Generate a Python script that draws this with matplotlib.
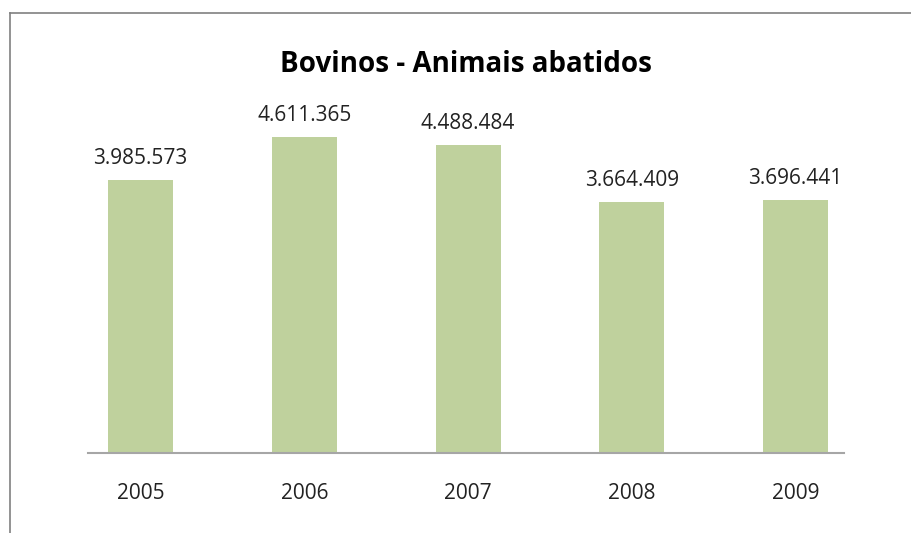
import matplotlib
matplotlib.use("Agg")
import matplotlib.pyplot as plt
from matplotlib.lines import Line2D

anos = ["2005", "2006", "2007", "2008", "2009"]
abatidos = [3985573, 4611365, 4488484, 3664409, 3696441]
rotulos = ["3.985.573", "4.611.365", "4.488.484", "3.664.409", "3.696.441"]

plt.rcParams['font.family'] = ['Open Sans', 'DejaVu Sans']

W, H = 912, 533
fig = plt.figure(figsize=(W / 100, H / 100), dpi=100)

# eixo posicionado em pixels
left, right = 88, 844
bottom, top = 453, 110.4
ax = fig.add_axes([left / W, 1 - bottom / H, (right - left) / W, (bottom - top) / H])

x = list(range(len(anos)))
ax.bar(x, abatidos, width=0.397, color="#BFD19D")
ax.set_xlim(-0.3206, 4.296)
ax.set_ylim(0, 5000000)

for xi, v, r in zip(x, abatidos, rotulos):
    ax.annotate(r, (xi, v), xytext=(0, 8), textcoords="offset points",
                ha="center", va="bottom", fontsize=15, color="#222222")

for s in ax.spines.values():
    s.set_visible(False)
ax.axhline(0, color="#A6A6A6", lw=1.5, clip_on=False)
ax.set_yticks([])
ax.set_xticks(x)
ax.set_xticklabels(anos, fontsize=15, color="#222222")
ax.tick_params(axis="x", length=0, pad=21.5)

fig.text(466 / W, 1 - 64 / H, "Bovinos - Animais abatidos", ha="center", va="center",
         fontsize=20, fontweight="bold", color="black")

# moldura do gráfico (só esquerda e topo aparecem)
fig.add_artist(Line2D([10.5 / W, 10.5 / W], [0, 1 - 12.5 / H], color="#808080", lw=1.2,
                      transform=fig.transFigure))
fig.add_artist(Line2D([10.5 / W, 1], [1 - 12.5 / H, 1 - 12.5 / H], color="#808080", lw=1.2,
                      transform=fig.transFigure))

fig.savefig("out.png", dpi=100, facecolor="white")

== What needs to be done ==
Write out each line of the data exactly; the images should be left out.

== Solution to this exercise ==
Generate a Python script that draws this with matplotlib.
import matplotlib
matplotlib.use("Agg")
import matplotlib.pyplot as plt
from matplotlib.lines import Line2D

anos = ["2005", "2006", "2007", "2008", "2009"]
abatidos = [3985573, 4611365, 4488484, 3664409, 3696441]
rotulos = ["3.985.573", "4.611.365", "4.488.484", "3.664.409", "3.696.441"]

plt.rcParams['font.family'] = ['Open Sans', 'DejaVu Sans']

W, H = 912, 533
fig = plt.figure(figsize=(W / 100, H / 100), dpi=100)

# eixo posicionado em pixels
left, right = 88, 844
bottom, top = 453, 110.4
ax = fig.add_axes([left / W, 1 - bottom / H, (right - left) / W, (bottom - top) / H])

x = list(range(len(anos)))
ax.bar(x, abatidos, width=0.397, color="#BFD19D")
ax.set_xlim(-0.3206, 4.296)
ax.set_ylim(0, 5000000)

for xi, v, r in zip(x, abatidos, rotulos):
    ax.annotate(r, (xi, v), xytext=(0, 8), textcoords="offset points",
                ha="center", va="bottom", fontsize=15, color="#222222")

for s in ax.spines.values():
    s.set_visible(False)
ax.axhline(0, color="#A6A6A6", lw=1.5, clip_on=False)
ax.set_yticks([])
ax.set_xticks(x)
ax.set_xticklabels(anos, fontsize=15, color="#222222")
ax.tick_params(axis="x", length=0, pad=21.5)

fig.text(466 / W, 1 - 64 / H, "Bovinos - Animais abatidos", ha="center", va="center",
         fontsize=20, fontweight="bold", color="black")

# moldura do gráfico (só esquerda e topo aparecem)
fig.add_artist(Line2D([10.5 / W, 10.5 / W], [0, 1 - 12.5 / H], color="#808080", lw=1.2,
                      transform=fig.transFigure))
fig.add_artist(Line2D([10.5 / W, 1], [1 - 12.5 / H, 1 - 12.5 / H], color="#808080", lw=1.2,
                      transform=fig.transFigure))

fig.savefig("out.png", dpi=100, facecolor="white")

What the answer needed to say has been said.